Issue: 11. (November)

First Page: 2137

Last Page: 2146

Title: Programmed Pyrolysis of Organic Matter from Thermally Altered Cretaceous Black Shales

Author(s): K. E. Peters (2), J. K. Whelan (3), J. M. Hunt (3), M. E. Tarafa (3)

Abstract:

Organic-rich Cretaceous black shales from the Cape Verde Rise in the eastern Atlantic were penetrated by hot diabase sills during the Miocene. Programmed pyrolysis and pyrolysis-gas chromatography of organic matter from core samples taken at various distances from a major sill were used to show: (1) the type of kerogen, (2) its relative level of thermal maturity, (3) the fraction of pyrolyzable organic compounds which are free, and (4) the compositions of the bitumen and kerogen.

The dominant factor affecting these sediments appears to be thermal maturity rather than differences in the quality of the organic matter. Systematic changes in the pyrolyzate resulted from thermal cracking of volatile organics from the oil-prone Type II kerogen. Generation of these products caused progressive aromatization of the residual kerogen closer to the sill. These conclusions are supported by changes in kerogen elemental compositions, quantity of bitumen extract, and vitrinite reflectance.

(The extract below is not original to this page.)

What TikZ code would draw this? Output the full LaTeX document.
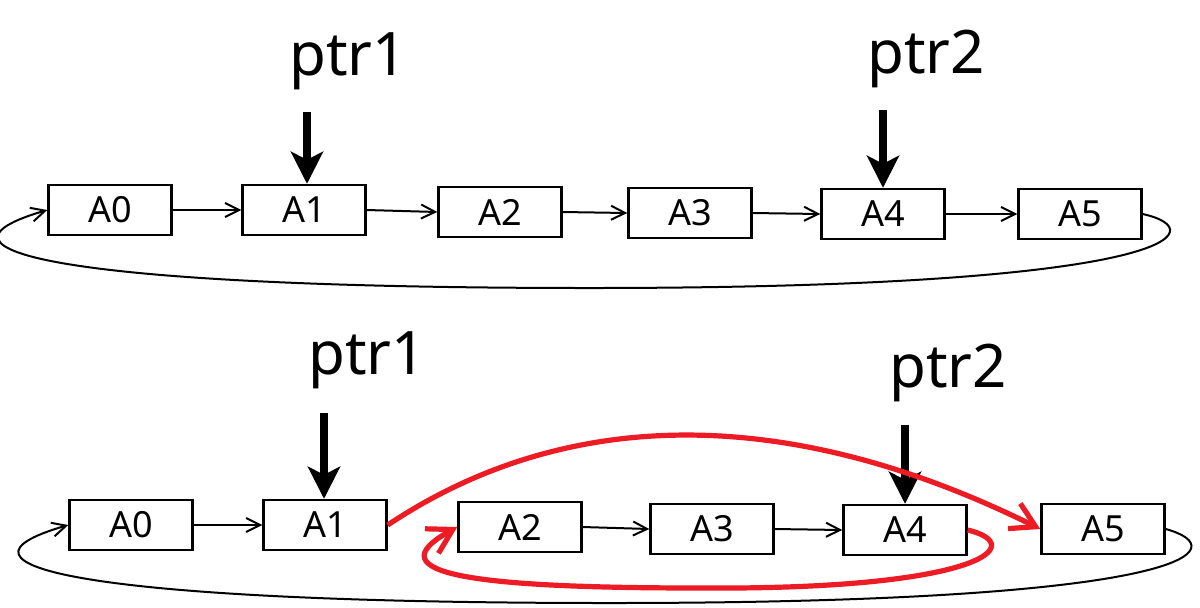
\documentclass[tikz,border=0pt]{standalone}
\usepackage{fontspec}
\setmainfont{Noto Sans}
\usetikzlibrary{arrows.meta}
\definecolor{redc}{RGB}{237,28,36}
\begin{document}
\begin{tikzpicture}[x=0.5pt,y=-0.5pt,
 box/.style={draw,line width=1.2pt,minimum width=61.5pt,minimum height=25pt,inner sep=0pt,font=\fontsize{18}{20}\selectfont},
 lnk/.style={line width=1pt,-{Straight Barb[length=7pt,width=7pt]}},
 ptrlabel/.style={anchor=base,font=\fontsize{30}{34}\selectfont},
 ptrarrow/.style={line width=4pt,-{Stealth[length=16pt,width=16pt,inset=4pt]}},
 redarrow/.style={draw=redc,line width=2.6pt,-{Straight Barb[length=12pt,width=14pt]}}]
\useasboundingbox (0,0) rectangle (1200,607);
% top row
\node[box] (a0) at (110,210) {A0};
\node[box] (a1) at (304,210) {A1};
\node[box] (a2) at (500,212) {A2};
\node[box] (a3) at (690,213) {A3};
\node[box] (a4) at (883,214) {A4};
\node[box] (a5) at (1080,214) {A5};
\draw[lnk] (a0.east) -- (a1.west);
\draw[lnk] (a1.east) -- (a2.west);
\draw[lnk] (a2.east) -- (a3.west);
\draw[lnk] (a3.east) -- (a4.west);
\draw[lnk] (a4.east) -- (a5.west);
\coordinate (tb) at (590,288);
\draw[lnk] (a5.east) .. controls (1215,230) and (1180,288) .. (tb)
  .. controls (60,288) and (-90,250) .. (a0.west);
\node[ptrlabel] (tp1) at (348,75) {ptr1};
\node[ptrlabel] (tp2) at (926,73) {ptr2};
\coordinate (ts1) at (307,112);
\coordinate (ts2) at (883,110);
\draw[ptrarrow] (ts1) -- (ts1 |- a1.north);
\draw[ptrarrow] (ts2) -- (ts2 |- a4.north);
% bottom row
\node[box] (b0) at (131,525) {A0};
\node[box] (b1) at (325,525) {A1};
\node[box] (b2) at (520,527) {A2};
\node[box] (b3) at (712,529) {A3};
\node[box] (b4) at (905,530) {A4};
\node[box] (b5) at (1103,529) {A5};
\draw[lnk] (b0.east) -- (b1.west);
\draw[lnk] (b2.east) -- (b3.west);
\draw[lnk] (b3.east) -- (b4.west);
\coordinate (bb) at (610,603);
\draw[lnk] (b5.east) .. controls (1235,548) and (1200,603) .. (bb)
  .. controls (80,603) and (-70,565) .. (b0.west);
\node[ptrlabel] (bp1) at (367,374) {ptr1};
\node[ptrlabel] (bp2) at (948,387) {ptr2};
\coordinate (bs1) at (324,413);
\coordinate (bs2) at (905,425);
\draw[ptrarrow] (bs1) -- (bs1 |- b1.north);
\draw[ptrarrow] (bs2) -- (bs2 |- b4.north);
% red arrows
\draw[redarrow] (b1.east) .. controls (560,410) and (780,400) .. (b5.west);
\coordinate (rb) at (700,588);
\draw[redarrow] (b4.east) .. controls (1030,545) and (980,590) .. (rb)
  .. controls (480,588) and (370,575) .. (b2.west);
\end{tikzpicture}
\end{document}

Although the major sill is 15 m (~ 50 ft) thick, solvent extraction and pyrolysis results show that hydrocarbon generation was restricted to within about 10 m (~ 33 ft) of the shale/sill contacts. At equal distances, the maximum temperature reached by the shales was higher above than below the sill. The reflectance of vitrinite responds more rapidly than bitumen composition to high temperatures imposed over a short time.